[BEGIN Supplied material]

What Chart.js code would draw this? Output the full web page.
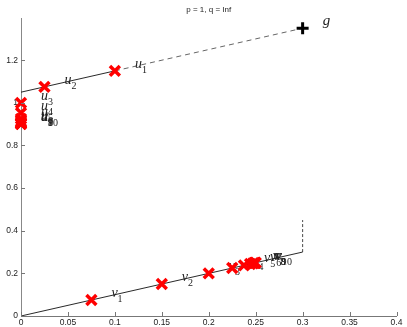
<!DOCTYPE html>
<html>
<head>
<meta charset="utf-8">
<script src="https://cdn.jsdelivr.net/npm/chart.js@4.4.1/dist/chart.umd.min.js"></script>
<style>
  html, body { margin: 0; padding: 0; background: #fff; }
</style>
</head>
<body>
<canvas id="chart" width="407" height="327"></canvas>
<script>
// values
const chartTitle = 'p = 1, q = Inf';
const uX = [0.1, 0.025, 0, 0, 0, 0, 0, 0, 0, 0];
const uY = [1.15, 1.075, 1.0, 0.953, 0.925, 0.912, 0.906, 0.903, 0.902, 0.901];
const vX = [0.075, 0.15, 0.2, 0.225, 0.2375, 0.244, 0.247, 0.2485, 0.2495, 0.25];
const vY = [0.075, 0.15, 0.2, 0.225, 0.2375, 0.244, 0.247, 0.2485, 0.2495, 0.25];
const gPoint = [0.3, 1.35];
const uLineX = [0, 0.1, 0.3];      // solid part then dashed part up to g
const uLineY = [1.05, 1.15, 1.35];
const vLineX = [0, 0.3, 0.3];      // solid part then dashed vertical
const vLineY = [0, 0.3, 0.45];
const xRange = [0, 0.4];
const yRange = [0, 1.398];

const pts = (xs, ys) => xs.map((x, i) => ({ x: x, y: ys[i] }));

function drawLabel(ctx, x, y, base, sub) {
  ctx.font = 'italic 14px "Liberation Serif"';
  ctx.fillText(base, x, y);
  if (sub) {
    const w = ctx.measureText(base).width;
    ctx.font = '10px "Liberation Serif"';
    ctx.fillText(sub, x + w, y + 5);
  }
}

const labelPlugin = {
  id: 'pointLabels',
  beforeDatasetDraw(chart, args) {
    if (args.index !== 2) return;
    const ctx = chart.ctx;
    const xs = chart.scales.x, ys = chart.scales.y;
    ctx.save();
    ctx.fillStyle = '#222';
    ctx.textBaseline = 'alphabetic';
    vX.forEach((v, i) => {
      drawLabel(ctx, xs.getPixelForValue(v) + 20, ys.getPixelForValue(vY[i]) - 3, 'v', String(i + 1));
    });
    uX.forEach((v, i) => {
      drawLabel(ctx, xs.getPixelForValue(v) + 20, ys.getPixelForValue(uY[i]) - 3, 'u', String(i + 1));
    });
    ctx.font = 'italic 15px "Liberation Serif"';
    ctx.fillText('g', xs.getPixelForValue(gPoint[0]) + 20, ys.getPixelForValue(gPoint[1]) - 3);
    ctx.restore();
  }
};

// matlab style ticks pointing into the plot, and the title
const axesPlugin = {
  id: 'matlabAxes',
  afterDraw(chart) {
    const ctx = chart.ctx;
    const area = chart.chartArea;
    ctx.save();
    ctx.strokeStyle = '#777';
    ctx.lineWidth = 1;
    ctx.beginPath();
    chart.scales.x.ticks.forEach(t => {
      const px = Math.round(chart.scales.x.getPixelForValue(t.value)) + 0.5;
      ctx.moveTo(px, area.bottom);
      ctx.lineTo(px, area.bottom - 4);
    });
    chart.scales.y.ticks.forEach(t => {
      const py = Math.round(chart.scales.y.getPixelForValue(t.value)) + 0.5;
      ctx.moveTo(area.left, py);
      ctx.lineTo(area.left + 4, py);
    });
    ctx.stroke();
    ctx.fillStyle = '#222';
    ctx.font = '8px "Liberation Sans"';
    ctx.textAlign = 'center';
    ctx.textBaseline = 'middle';
    ctx.fillText(chartTitle, (area.left + area.right) / 2, 10);
    ctx.restore();
  }
};

const tickText = v => String(Number(v.toFixed(3)));

new Chart(document.getElementById('chart'), {
  type: 'scatter',
  data: {
    datasets: [
      {
        data: [{ x: gPoint[0], y: gPoint[1] }],
        pointStyle: 'cross', pointRadius: 6, borderWidth: 3,
        borderColor: '#000', backgroundColor: '#000', clip: false
      },
      {
        data: pts(vX, vY),
        pointStyle: 'crossRot', pointRadius: 7, borderWidth: 3.5,
        borderColor: '#ff0000', backgroundColor: '#ff0000', clip: false
      },
      {
        data: pts(uX, uY),
        pointStyle: 'crossRot', pointRadius: 7, borderWidth: 3.5,
        borderColor: '#ff0000', backgroundColor: '#ff0000', clip: false
      },
      {
        data: pts(uLineX.slice(0, 2), uLineY.slice(0, 2)),
        showLine: true, pointRadius: 0, borderColor: '#111', borderWidth: 0.9
      },
      {
        data: pts(uLineX.slice(1), uLineY.slice(1)),
        showLine: true, pointRadius: 0, borderColor: '#555', borderWidth: 0.9,
        borderDash: [5, 4]
      },
      {
        data: pts(vLineX.slice(0, 2), vLineY.slice(0, 2)),
        showLine: true, pointRadius: 0, borderColor: '#111', borderWidth: 0.9
      },
      {
        data: pts(vLineX.slice(1), vLineY.slice(1)),
        showLine: true, pointRadius: 0, borderColor: '#333', borderWidth: 0.9,
        borderDash: [3, 2]
      }
    ]
  },
  options: {
    responsive: false,
    animation: false,
    devicePixelRatio: 1,
    layout: { padding: { top: 18, right: 10, left: 0, bottom: 0 } },
    plugins: {
      legend: { display: false },
      tooltip: { enabled: false },
      title: { display: false }
    },
    scales: {
      x: {
        type: 'linear',
        min: xRange[0], max: xRange[1],
        grid: { display: false, drawTicks: false },
        border: { display: true, color: '#777', width: 1 },
        ticks: {
          stepSize: 0.05, padding: 2, maxRotation: 0, autoSkip: false,
          color: '#222', font: { family: 'Liberation Sans', size: 8.5 },
          callback: tickText
        },
        afterFit(scale) { scale.height = 11; }
      },
      y: {
        type: 'linear',
        min: yRange[0], max: yRange[1],
        grid: { display: false, drawTicks: false },
        border: { display: true, color: '#888', width: 1 },
        ticks: {
          stepSize: 0.2, padding: 3, includeBounds: false, autoSkip: false,
          color: '#222', font: { family: 'Liberation Sans', size: 8.5 },
          callback: tickText
        },
        afterFit(scale) { scale.width = 21; }
      }
    }
  },
  plugins: [labelPlugin, axesPlugin]
});
</script>
</body>
</html>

[END Supplied material]

Exercise instructions:
Write out each line of the listing above, exactly, from its first line to the line holding "const pts = (xs, ys)", inclusive. Skip the pictures.

Output for this task:
What Chart.js code would draw this? Output the full web page.
<!DOCTYPE html>
<html>
<head>
<meta charset="utf-8">
<script src="https://cdn.jsdelivr.net/npm/chart.js@4.4.1/dist/chart.umd.min.js"></script>
<style>
  html, body { margin: 0; padding: 0; background: #fff; }
</style>
</head>
<body>
<canvas id="chart" width="407" height="327"></canvas>
<script>
// values
const chartTitle = 'p = 1, q = Inf';
const uX = [0.1, 0.025, 0, 0, 0, 0, 0, 0, 0, 0];
const uY = [1.15, 1.075, 1.0, 0.953, 0.925, 0.912, 0.906, 0.903, 0.902, 0.901];
const vX = [0.075, 0.15, 0.2, 0.225, 0.2375, 0.244, 0.247, 0.2485, 0.2495, 0.25];
const vY = [0.075, 0.15, 0.2, 0.225, 0.2375, 0.244, 0.247, 0.2485, 0.2495, 0.25];
const gPoint = [0.3, 1.35];
const uLineX = [0, 0.1, 0.3];      // solid part then dashed part up to g
const uLineY = [1.05, 1.15, 1.35];
const vLineX = [0, 0.3, 0.3];      // solid part then dashed vertical
const vLineY = [0, 0.3, 0.45];
const xRange = [0, 0.4];
const yRange = [0, 1.398];

const pts = (xs, ys) => xs.map((x, i) => ({ x: x, y: ys[i] }));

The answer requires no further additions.